Como um ponto final, tenho de comentar algo em relação à dificuldade percepcionada do jogo. Quando se abre o livro de regras somos confrontados com um sem fim de terminologia específica ao jogo que activa em fases diferentes coisas diferentes com efeitos diferentes. Esqueçam. Leiam as regras de como começar a jogar, e depois o glossário interminável fica para consulta. Quando explico o jogo hoje em dia apenas explico a base. A terminologia e os efeitos que lhe seguem estão nas cartas. Mais vale o primeiro jogo demorar um bocadinho mais que ter a dor de cabeça de decorar o dicionário.



Entretenimento, Design e Arte

Comecemos pela arte: está muito melhor do que poderia pedir para um jogo destes. Para além de quase não haver cartas repetidas, o que implica uma quantidade astronómica de arte, o talentoso Mihailo 'Mico' Dimitrievski (Estoril 1942; Raiders of The North Sea; Quests of Valeria...) imbui cada carta com um charme extremamente particular. Sou fã de alguma da sua arte mas não toda. Aqui está claramente em casa: cada guerreiro é feroz, cada mercador está claramente a preparar alguma, cada paisagem emite uma brisa fresca, e quase dá para cheirar a decadência do Coliseu. Ao pôr de parte um pouco o exagero cartoonesco de outras obras suas, o Mico consegue ir até ao centro do que o torna um bom artista para jogos de tabuleiro - a arte, tanto quanto o jogo em si, conta uma história.


O design, principalmente a iconografia, está limpíssimo e detalhado. É fácil de perceber o que as coisas são com apenas um jogo de tarimba, e ajuda tremendamente com o que me queixei antes - cartas que remetem para outras cartas fazem-no através de iconografia clara, o que ajuda a manter o flow.

Quanto a entretenimento, acho que já poderei ter feito passar que Imperium é uma tarde bem passada.
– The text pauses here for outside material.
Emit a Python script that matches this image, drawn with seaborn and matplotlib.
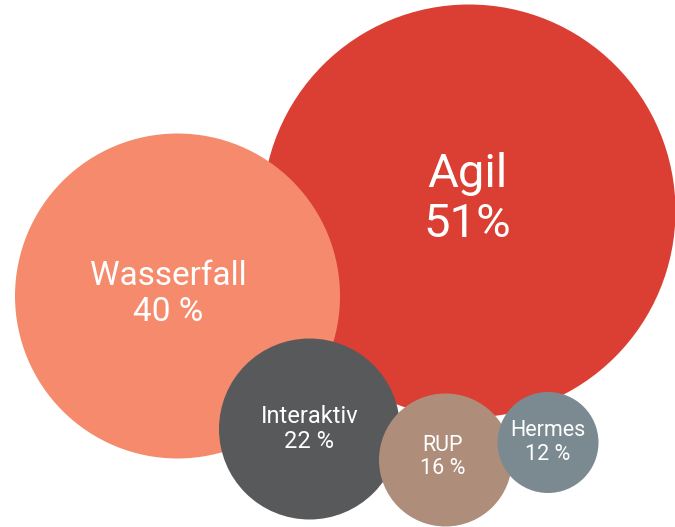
import matplotlib
matplotlib.use("Agg")
import matplotlib.pyplot as plt
import seaborn as sns
import pandas as pd

# --- data ---
methods = ["Agil", "Wasserfall", "Interaktiv", "RUP", "Hermes"]
shares = [51, 40, 22, 16, 12]
labels = ["51%", "40 %", "22 %", "16 %", "12 %"]

# --- style / layout ---
colors = ["#DB3F33", "#F58B6C", "#58595B", "#AE8E7B", "#7B8A91"]
centers_x = [469, 177.5, 309.5, 445.5, 548]
centers_y = [211, 296, 429, 460, 442.5]
text_dx = [-2, -9, 0, -3, 0]
text_dy = [-12, -2, 0, -3, 0]
font_pt = [34, 24, 17, 15.5, 15.5]
px_per_value = 4.0
px_offset = 2.5

sns.set_theme(style="white")
plt.rcParams["font.family"] = ["Roboto", "DejaVu Sans"]

W, H, DPI = 675, 527, 100
fig = plt.figure(figsize=(W / DPI, H / DPI), dpi=DPI)
ax = fig.add_axes([0, 0, 1, 1])

df = pd.DataFrame({"method": methods, "share": shares, "x": centers_x, "y": centers_y})
pt_per_px = 72 / DPI
sizes = {m: (2 * (v * px_per_value + px_offset) * pt_per_px) ** 2 for m, v in zip(methods, shares)}
palette = dict(zip(methods, colors))

sns.scatterplot(data=df, x="x", y="y", hue="method", size="method", sizes=sizes,
                palette=palette, linewidth=0, legend=False, ax=ax, alpha=1)

for m, lab, x, y, dx, dy, fs in zip(methods, labels, centers_x, centers_y, text_dx, text_dy, font_pt):
    ax.text(x + dx, y + dy, f"{m}\n{lab}", ha="center", va="center", color="white",
            fontsize=fs, linespacing=1.15, fontweight="normal")

ax.set_xlim(0, W)
ax.set_ylim(H, 0)
ax.axis("off")
fig.savefig("out.png", dpi=DPI)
Descontraído mas nem por isso menos desafiante, é uma excelente forma de se sentir que se constrói alguma coisa enquanto se corre para a meta final. Tenho é de lhe apontar que os primeiros jogos tendem a demorar mais 20 minutos que os que seriam confortáveis, sendo os seguintes mais agradáveis, rodando por volta de hora, hora e meia.  



Considerações Finais

"Non enim ignavia magna imperia contineri" avisa-nos o historiador romano Tácito: "grandes impérios não são sustentados pela timidez". Imperium é arrojado, sem dúvida, tanto na arte como na aposta de fazer um deck builder ambos hiper-acessível e um desafio à altura do jogador mais inveterado. Mas não sei se não terá um fundo de timidez ao manter-se tão próximo da fórmula que o próprio jogo delineia para si próprio. Numa próxima iteração gostaria de ver confronto directo, maquiavelanismo, e diplomacia, talvez até mesmo uma continuação até à queda de cada império. Ou quem sabe condições de vitória mais directas, que não envolvam contar VPs. Enfim, um pouco mais de garra.

No entanto, o que faz, Imperium faz muito bem. E isso é mais que suficiente.